Our expansion into the Illinois market opens the door to even more
opportunity for our corporation while maintaining the community banking
philosophy that we are known for.  The smaller, hometown service that
Capstone Bank offers is a perfect fit with our current customer service
ideals."

"We are very pleased about the acquisition with Indiana United Bancorp,"

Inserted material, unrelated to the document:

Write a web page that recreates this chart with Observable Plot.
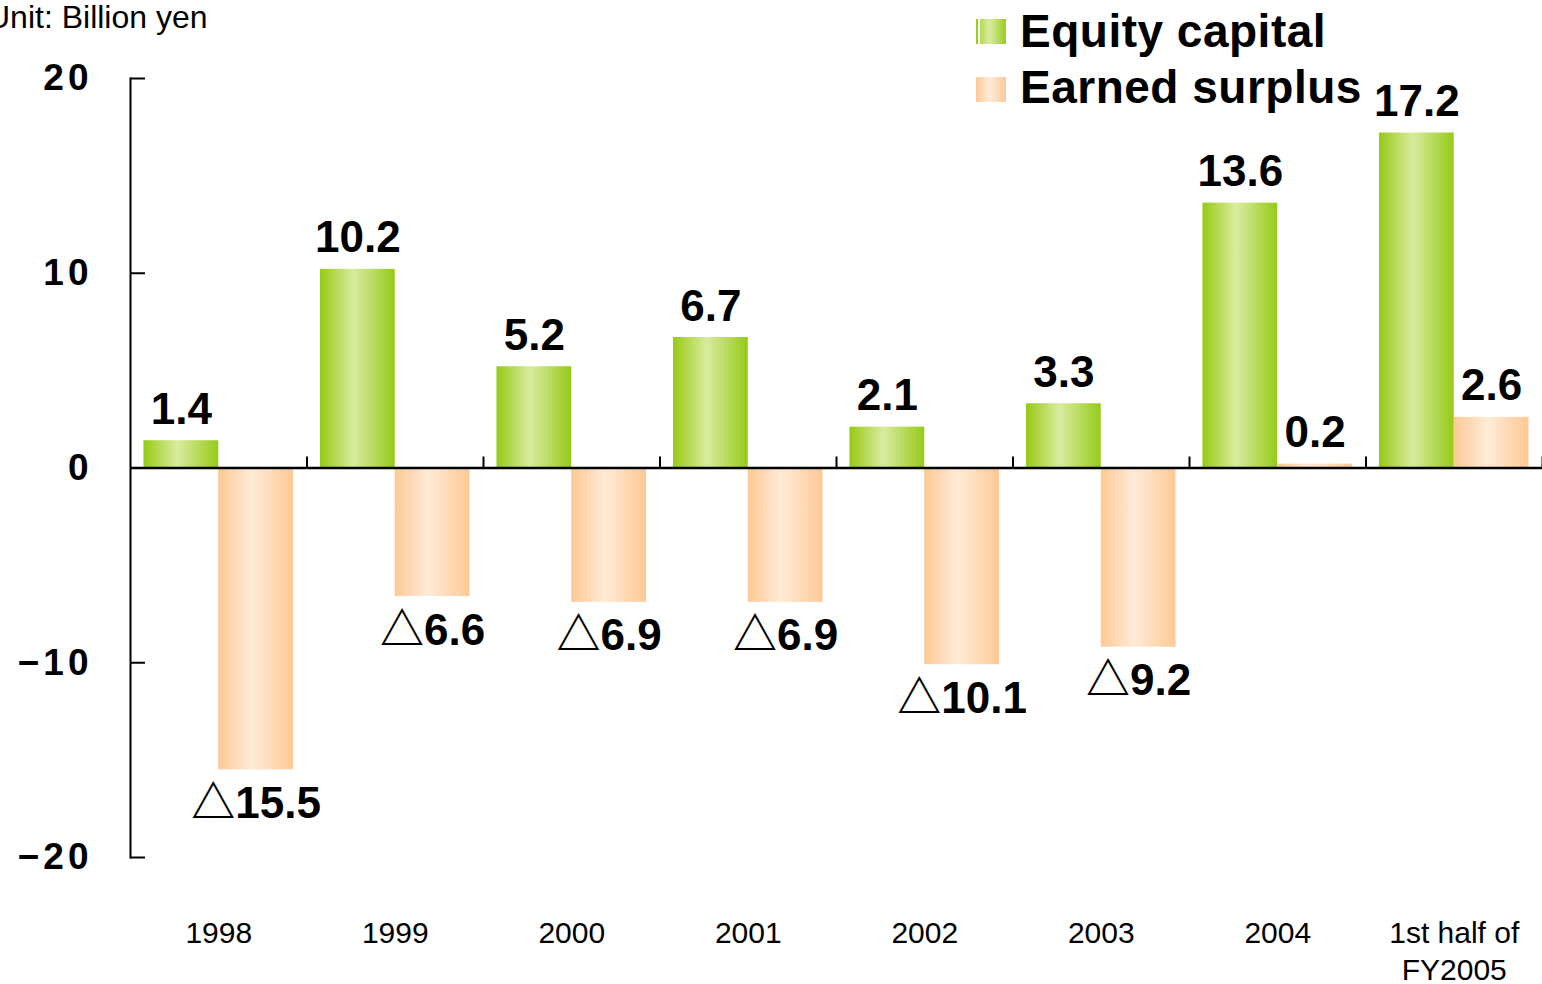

stated John R. Rodda, President and CEO of Capstone Bank.  "They are a solid
banking organization that owns and understands community banks similar to
Capstone Bank.  Our lending limit will increase because we have joined a
larger organization, which means we can service larger companies and
borrowers while keeping the decision making local.  We are still Capstone
Bank and we will be here for our customers just as we have been for the past
37 years."

Indiana United Bancorp is listed on the Nasdaq Stock Market and is a
community focused financial services holding company with assets of over $1.1
billion.  Through its four banking subsidiaries, People's Trust Company,
Brookville, Indiana; Regional Federal Savings Bank, New Albany, Indiana;
Union Bank, Greensburg, Indiana, and Capstone Bank, Watseka, Illinois, it
operates 41offices in 16 Indiana counties and four offices in two Illinois
counties.  Through its' insurance subsidiary, it operates a total of three
agencies in Greensburg and Portland, Indiana as well as Owensboro, Kentucky.